After a tiring evening of Wolof class, I am ready to relax, but before I even open the front door, I hear the calls of my name, “Fatou, Fatou” from the roof. I knew at that moment that my aspiration of rest would have to wait until much later in the evening. I reluctantly walk up to the roof to see my siblings.
Seyni immediately jumps into my arms. “Loy deff?” (“What are you doing”) I ask Seyni, who is three years old and is always up to something mischievous. She responds in Wolof, and I have no idea what she says, so I just smile and say, “Gis naa la” (“I see you”) and we both laugh. I usually tend just to smile and nod when I don’t understand what people are saying to me (which is more often than I care to admit). Doudou Kenne, who is nine years old and prefers to speaks in French with me, explains that she said she was waiting for me. We all sit on the roof for 10 minutes or so until I finally tell them, I’m going to go to my room “tout seul,” to emphasize that they cannot come with me.
Even though I am eager to just lie down in my room alone for a few minutes before dinner, I proceed to make rounds to the different family units within my larger family before I go to my room. I should say for clarity that I have 3 “moms.” Because immediate and what we consider extended family in the U.S. tend to live under one roof, the wives of my host dad’s sons are also my moms, in addition to my traditional host mom.
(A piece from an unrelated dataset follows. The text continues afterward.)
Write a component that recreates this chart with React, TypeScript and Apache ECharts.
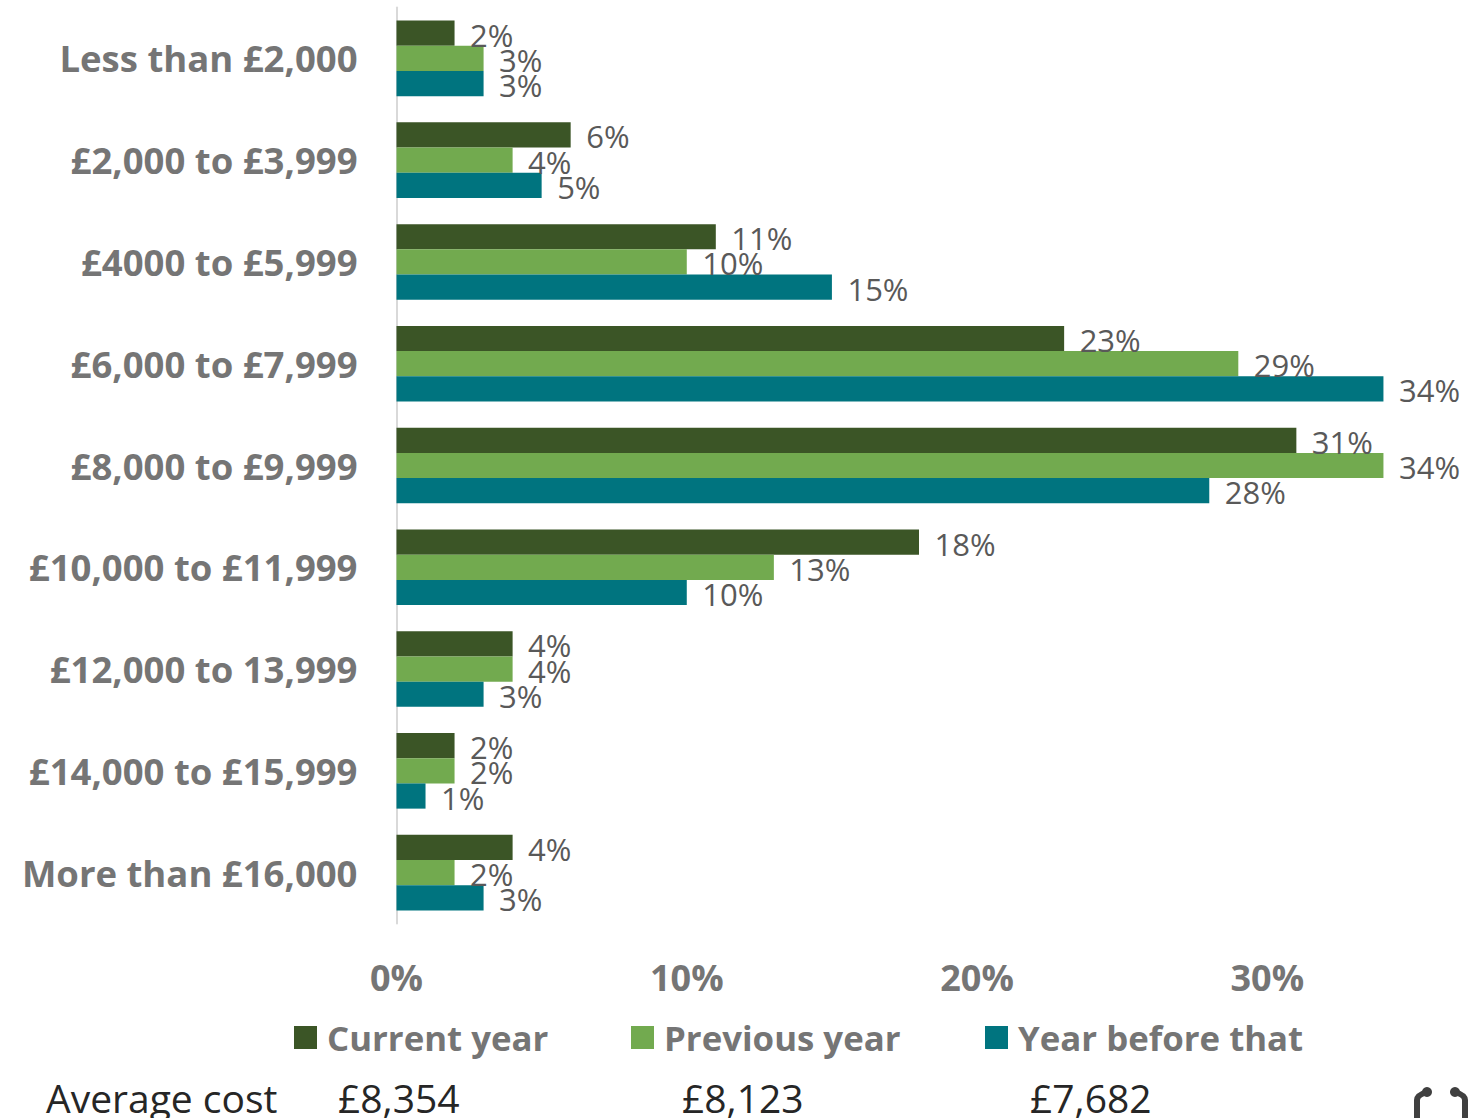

There’s Yaay Aida (my actual mom), Yaay Marem, and Yaay Fatou (yes, we have the same name). I first say stop by Marem’s room since it is on the roof. “Namm naa la” (“I missed you”) is the first thing she says when she sees me. We go through the customary Wolof greetings.
“Mangfi rekk. Yow nak?”
“Mang fi. Yaangi ci jamm?”
“Jamm rekk. Alxamdulilaa.”
I then stop by Yaay Fatou’s room and go through the same greetings. When I finally get to my room, I take out my key to unlock my door, I am almost in the comfort of my room, until….
“Fatou! Fatou! Fatou!” Despite my best efforts, the kids have found me again. Seyni tries to jump into my arms again, Doudoukan begins asking about when we are going to the beach, and Aida expectantly stares at me for the candy she knows I have stashed away in my room. There is no way out. Sweat dripping down my face, my hair a mess, and a world of expectations coming from my siblings, I was ready to pass out. I take a deep breath and remember the many times I was told by my instructors, my moms, and other family members in the house, that I need to be strict with the kids. I put Seyni down, firmly tell her to stop. I tell Doudoukan we will go to the beach soon. I tell Aida that I am out of candy. “Mangi dem tedd” (“I am going to lie down”). They slowly begin to leave me alone. Finally, I unlock my door, close it, and lock it back.
I sit on my bed and reflect on the series of events that occurred from the time I got home to now. It’s hard coming to my “home” here, still feeling the need to put on a facade. In my home back in New Jersey, when I got home from school or choir rehearsal, there was always an immediate sense of comfort I felt. But here, I still struggle to find that satisfaction with the members of my household. At the end of the day I have only been with them for two weeks, and it takes time to grow meaningful relationships, especially when there is a language barrier. Here is home, and even though it is hard now, I know that it will get better. As stressful as the kids may be, I am excited to form relationships with everyone in my household. I am delighted to hear their life stories, their aspirations, and to watch their daily routines. Every day, I work to have one meaningful interaction with a member of the household to plant seeds for these relationships. Whether it is going to the tailor with Yaay Fatou or buying an umbrella with Adame because my host dad is concerned about my exposure to the heat, I am slowly building relationships with my new family, and I feel blessed every day to be here.